Image source: Tesla.

The past couple of months have been a good time to be short shares of Tesla Motors (TSLA -1.11%). True, the entire month of January was a good time to be short just about anything -- after all, 2016 got off to a worse start than any other calendar year in the market's history -- but Tesla was hit especially hard. For the first five weeks of 2016, the electric-car maker's shares shed almost exactly $100, or over 40% of their value.

This was partially driven by pessimism surrounding the Model X launch, as Tesla was only able to deliver 208 Model X vehicles during the fourth quarter despite officially launching the electric SUV in September. There were some initial quality issues to get through. That led to some downward revisions to earnings estimates, and as I mentioned, the broader market wasn't doing too hot, either.

Adding insult to injury, the short-sellers are all jumping on the bearish bandwagon.

Mix 31.5 million shares sold short with a pinch of 35% gains...
Tesla's short interest has been steadily rising since last summer, contributing to the corresponding decline since that time.

Source: Nasdaq.

As of last count (settlement date of Feb. 12), there were 31.5 million shares being held short, an all-time high. That's a whopping 24% of outstanding shares. Days to cover has fallen, but that's just a function of increased volume and trading activity.

However, shares have put up a strong recovery following Tesla's fourth-quarter earnings release, up by 35% from the recent low. This is a textbook recipe for a potential short squeeze.

...and a side of 20% annualized rate fees
As shares bounce back, short positions will begin to lose their footing, and short-sellers will often begin to close out their positions by buying back the shares they've borrowed. This only triggers more buying pressure, which continues to push the stock higher.

There's another factor to consider as well. When a stock is heavily shorted, there is a limited supply of shares available to loan out to other short-sellers. Stocks like this are considered "hard to borrow," and interested short-sellers must pay an interest rate to borrow shares. The annualized rate to borrow Tesla had recently soared to 20%. The clock is often ticking with short positions, given that the market tends to trend higher over time, but adding a 20% annual rate to the equation makes it tick that much faster.
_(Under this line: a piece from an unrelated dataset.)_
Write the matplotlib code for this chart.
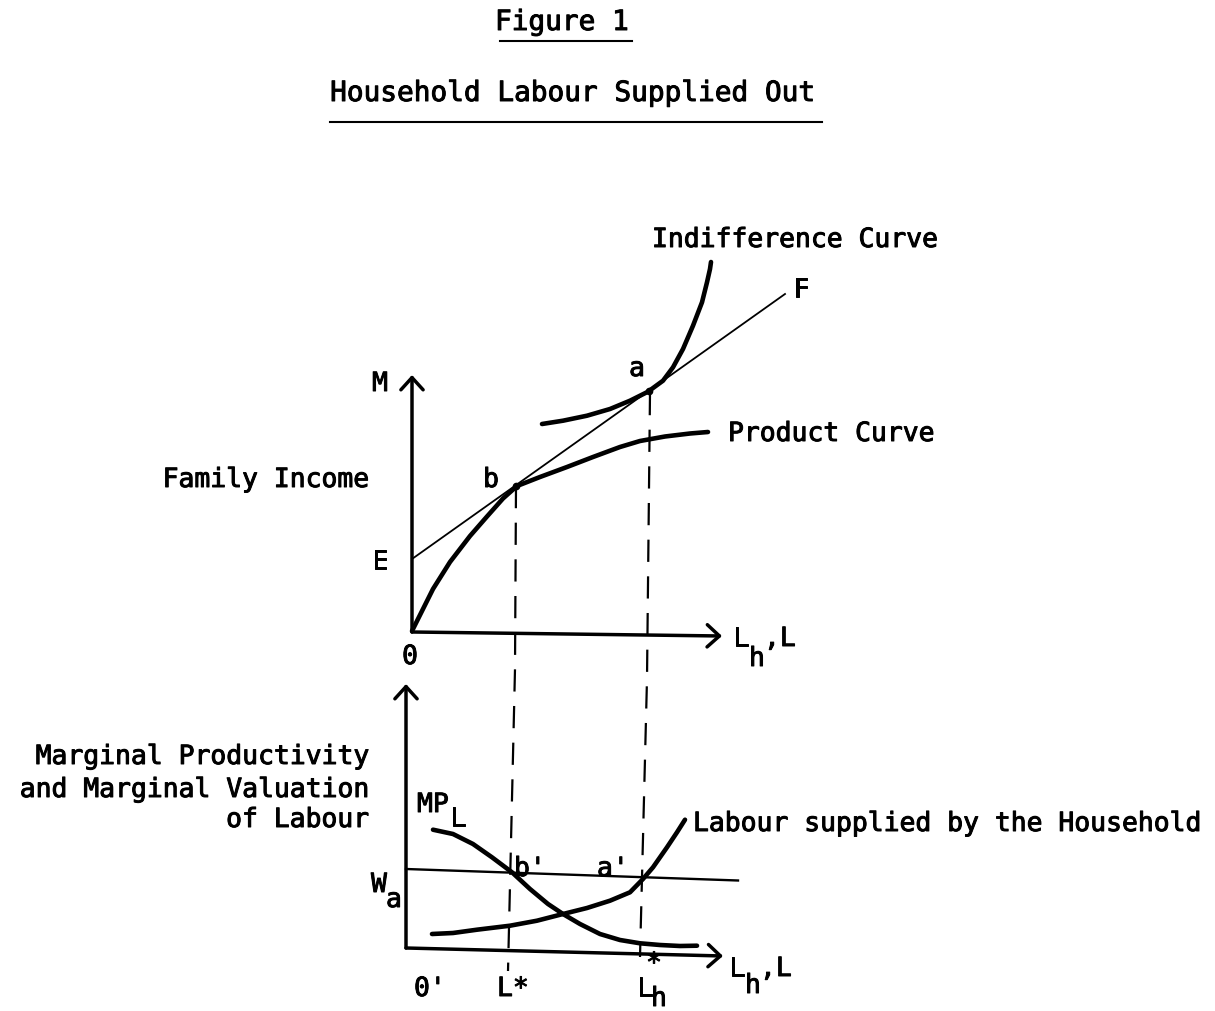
import matplotlib
matplotlib.use("Agg")
import matplotlib.pyplot as plt
import matplotlib.patheffects as pe

plt.rcParams['font.family'] = ['DejaVu Sans Mono', 'DejaVu Sans']

# All curves are given on the page grid (pixels, y grows downward)

# upper panel: family income against labour
product_x = [412, 422, 433, 450, 470, 487, 503, 517, 540, 567, 593, 620, 640, 665, 690, 708]
product_y = [632, 612, 590, 563, 537, 517.5, 499.5, 487, 478, 468, 458, 448, 442, 437.5, 434.5, 433]

indiff_x = [542, 563, 587, 610, 630, 648, 663, 673, 683, 693, 702, 707, 710, 711]
indiff_y = [425, 421.7, 416.7, 410, 401.7, 392.7, 381.7, 368.3, 350, 326.7, 303.3, 283.3, 270, 263]

budget_x = [412, 785]          # line E -> F
budget_y = [560, 295]

point_b = (516, 487)
point_a = (649, 392)

# drop lines from b and a down to the lower axis
drop_b_x = [516, 515, 508]
drop_b_y = [487, 670, 972]
drop_a_x = [650, 647, 640]
drop_a_y = [394, 680, 958]

# lower panel: marginal productivity / valuation
wage_x = [406, 738]
wage_y = [870, 881.5]

mpl_x = [433, 453, 473, 492, 512, 530, 548, 563, 580, 600, 620, 640, 660, 680, 697]
mpl_y = [830.7, 835, 845, 858.3, 873.3, 890, 905, 915, 925, 935, 941, 944.3, 946, 947, 946.7]

supply_x = [432, 453, 477, 510, 537, 563, 587, 610, 630, 643, 653, 667, 677, 685]
supply_y = [935, 934, 930.7, 926.7, 921.7, 915, 909, 901.7, 893.3, 880, 868.3, 848.3, 833.3, 820.7]

# axes (origin, tip of vertical, tip of horizontal)
top_origin, top_ytip, top_xtip = (412, 633), (412, 376), (722, 637)
low_origin, low_ytip, low_xtip = (406, 949), (406, 685), (723, 957)

lower_ylabel = ['Marginal Productivity', 'and Marginal Valuation', 'of Labour']

fig = plt.figure(figsize=(12.15, 10.12), dpi=100)
ax = fig.add_axes([0, 0, 1, 1])
ax.set_xlim(0, 1215)
ax.set_ylim(1012, 0)
ax.axis('off')

ink = 'black'
fs = 19
heavy = [pe.withStroke(linewidth=0.7, foreground=ink)]

def axis_arrow(start, tip):
    ax.annotate('', xy=tip, xytext=start,
                arrowprops=dict(arrowstyle='->,head_length=0.55,head_width=0.5',
                                lw=2.5, color=ink, shrinkA=0, shrinkB=0,
                                mutation_scale=16))

for o, yt, xt in [(top_origin, top_ytip, top_xtip), (low_origin, low_ytip, low_xtip)]:
    axis_arrow(o, yt)
    axis_arrow(o, xt)

dash = (0, (10, 6.5))
ax.plot(drop_b_x, drop_b_y, color=ink, lw=1.6, linestyle=dash)
ax.plot(drop_a_x, drop_a_y, color=ink, lw=1.6, linestyle=dash)

curve = dict(color=ink, lw=3.3, solid_capstyle='round', solid_joinstyle='round')
ax.plot(budget_x, budget_y, color=ink, lw=1.3)
ax.plot(product_x, product_y, **curve)
ax.plot(indiff_x, indiff_y, **curve)
ax.plot(*zip(point_b, point_a), 'o', color=ink, ms=4.5)

ax.plot(wage_x, wage_y, color=ink, lw=1.7)
ax.plot(mpl_x, mpl_y, **curve)
ax.plot(supply_x, supply_y, **curve)

# headings
ax.text(562, 31, 'Figure 1', fontsize=20, ha='center', va='baseline', path_effects=heavy)
ax.plot([500, 632], [42, 42], color=ink, lw=1.5)
ax.text(573, 102, 'Household Labour Supplied Out', fontsize=20, ha='center', va='baseline',
        path_effects=heavy)
ax.plot([330, 822], [123, 123], color=ink, lw=1.5)

def label(x, y, s, ha='left', **kw):
    ax.text(x, y, s, fontsize=fs, ha=ha, va='baseline', path_effects=heavy, **kw)

# upper panel labels
label(652, 248, 'Indifference Curve')
label(793, 298, 'F')
label(380, 392, 'M', ha='center')
label(637, 377, 'a', ha='center')
label(728, 442, 'Product Curve')
label(369, 488, 'Family Income', ha='right')
label(491, 488, 'b', ha='center')
label(380, 570, 'E', ha='center')
label(410, 665, '0', ha='center')
label(733, 647, 'L')
label(749, 667, 'h')
label(764, 647, ',L')

# lower panel labels
for line, base in zip(lower_ylabel, [765, 798, 828]):
    label(369, base, line, ha='right')
label(417, 813, 'MP')
label(450, 827, 'L')
label(514, 877, "b'")
label(597, 877, "a'")
label(371, 893, 'W')
label(386, 908, 'a')
label(693, 832, 'Labour supplied by the Household')
label(729, 977, 'L')
label(745, 994, 'h')
label(760, 977, ',L')
label(414, 997, "0'")
label(497, 997, 'L*')
label(637, 997, 'L')
label(651, 1007, 'h')
ax.text(654, 965, '*', fontsize=fs, ha='center', va='center', path_effects=heavy)

fig.savefig('out.png', dpi=100)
By the way, if you ever happen to be long a hard-to-borrow security and don't mind loaning shares out to short-sellers knowing that they may temporarily push down the price, you can actually get a piece of this action and, in some cases, earn a pretty decent return. Ask your broker/dealer for details about their fully paid securities lending programs if they're available. (Typically, broker/dealers acquire short shares through a hypothecation process related to outstanding margin balances.)

In fact, it's possible that Tesla is already part of a short squeeze and we don't know it yet. The exchange discloses short interest figures twice a month, and the last settlement date reported was a couple of days after the earnings release. It might have begun already.